WHAT YOU WILL DO
Which lines hold the word "seaborn"? Copy each of them.
-- Begin --
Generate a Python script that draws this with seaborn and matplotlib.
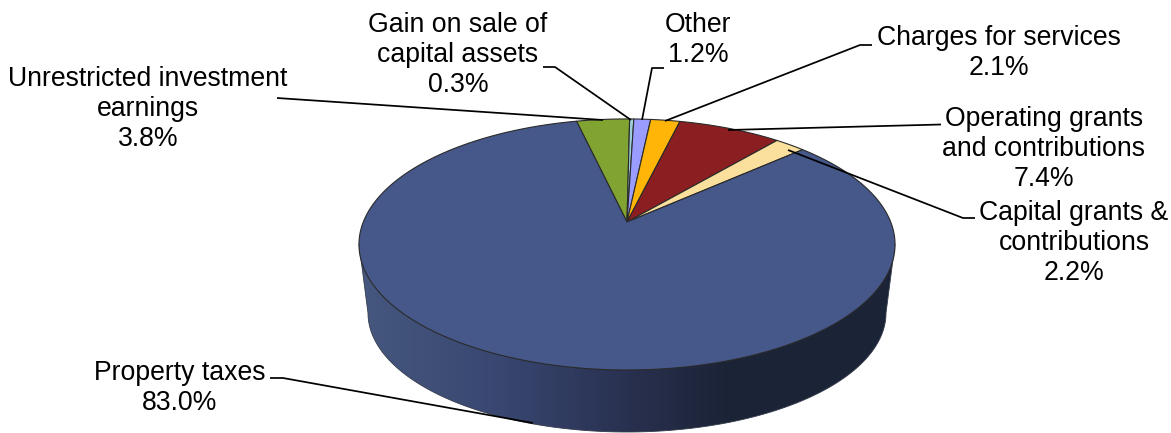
import numpy as np
import seaborn as sns
import matplotlib.pyplot as plt
from matplotlib.colors import LinearSegmentedColormap
from matplotlib.patches import Polygon

# clockwise from the green slice
labels = ['Unrestricted investment\nearnings', 'Gain on sale of\ncapital assets', 'Other',
          'Charges for services', 'Operating grants\nand contributions',
          'Capital grants &\ncontributions', 'Property taxes']
shares = [3.8, 0.3, 1.2, 2.1, 7.4, 2.2, 83.0]
slice_colors = ['#80a332', '#9ccfd9', '#9a9dff', '#ffb508', '#8b1e20', '#fbdf9c', '#46588a']

label_pos = [(148, 109), (458, 55), (698, 40), (999, 53), (1044, 149.5), (1074, 243), (180, 388)]
leaders = [
    [(277, 98), (603, 120)],
    [(543, 67), (555, 67), (631, 120)],
    [(664, 68), (652, 68), (642, 120)],
    [(872, 45), (860, 45), (665, 121)],
    [(941, 124.5), (728, 130)],
    [(975, 218), (963, 218), (788, 150)],
    [(270, 378), (283, 378), (533, 423)],
]

APEX_X, APEX_Y = 627, 222
START_DEG = -13.0
# perspective of the disc: near edge is bigger than the far edge
K, A, C = 0.179, 263.7, 121.5


def _rim(theta_deg):
    t = np.radians(theta_deg)
    u, v = np.sin(t), np.cos(t)
    w = 1 + K * v
    return APEX_X + A * u / w, APEX_Y - C * v / w


def _ellipse(cx, cy, rx, ry, t):
    return cx + rx * np.cos(t), cy + ry * np.sin(t)


def draw_side(ax):
    t = np.linspace(np.pi, 0, 200)
    x, y = _ellipse(627, 313, 259, 119, t)
    pts = np.column_stack([np.r_[359, x, 895], np.r_[244, y, 244]])
    clip = Polygon(pts, closed=True, fc='none', ec='#333a4a', lw=0.6, zorder=2)
    ax.add_patch(clip)

    cmap = LinearSegmentedColormap.from_list('side', [
        (0.0, '#46587f'), (0.27, '#384670'), (0.52, '#272f4d'), (0.68, '#1c2438'), (1.0, '#1b2336')])
    grad = np.linspace(0, 1, 512).reshape(1, -1)
    im = ax.imshow(grad, cmap=cmap, extent=(359, 895, 433, 244), aspect='auto', zorder=1)
    im.set_clip_path(clip)


def draw_slices(ax):
    edges = START_DEG + np.r_[0, np.cumsum(shares)] * 3.6
    for i, color in enumerate(slice_colors):
        theta = np.linspace(edges[i], edges[i + 1], max(int(shares[i] * 8), 4))
        x, y = _rim(theta)
        ax.fill(np.r_[APEX_X, x], np.r_[APEX_Y, y], fc=color, ec='#2a2a2a', lw=0.8,
                joinstyle='round', zorder=3)


def draw_labels(ax):
    for label, share, pos in zip(labels, shares, label_pos):
        ax.text(pos[0], pos[1], f'{label}\n{share:.1f}%', ha='center', va='center',
                fontsize=19.2, linespacing=1.2, color='black', zorder=6)
    for pts in leaders:
        xs, ys = zip(*pts)
        ax.plot(xs, ys, color='black', lw=1.25, solid_capstyle='butt', zorder=5)


sns.set_theme(style='white')
plt.rcParams['font.family'] = ['Liberation Sans', 'DejaVu Sans']

fig = plt.figure(figsize=(11.71, 4.33), dpi=100)
ax = fig.add_axes([0, 0, 1, 1])
draw_side(ax)
draw_slices(ax)
draw_labels(ax)
ax.set_xlim(0, 1171)
ax.set_ylim(433, 0)
ax.axis('off')

fig.savefig('out.png', dpi=100)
-- End --
RESPONSE BELOW
Generate a Python script that draws this with seaborn and matplotlib.
import seaborn as sns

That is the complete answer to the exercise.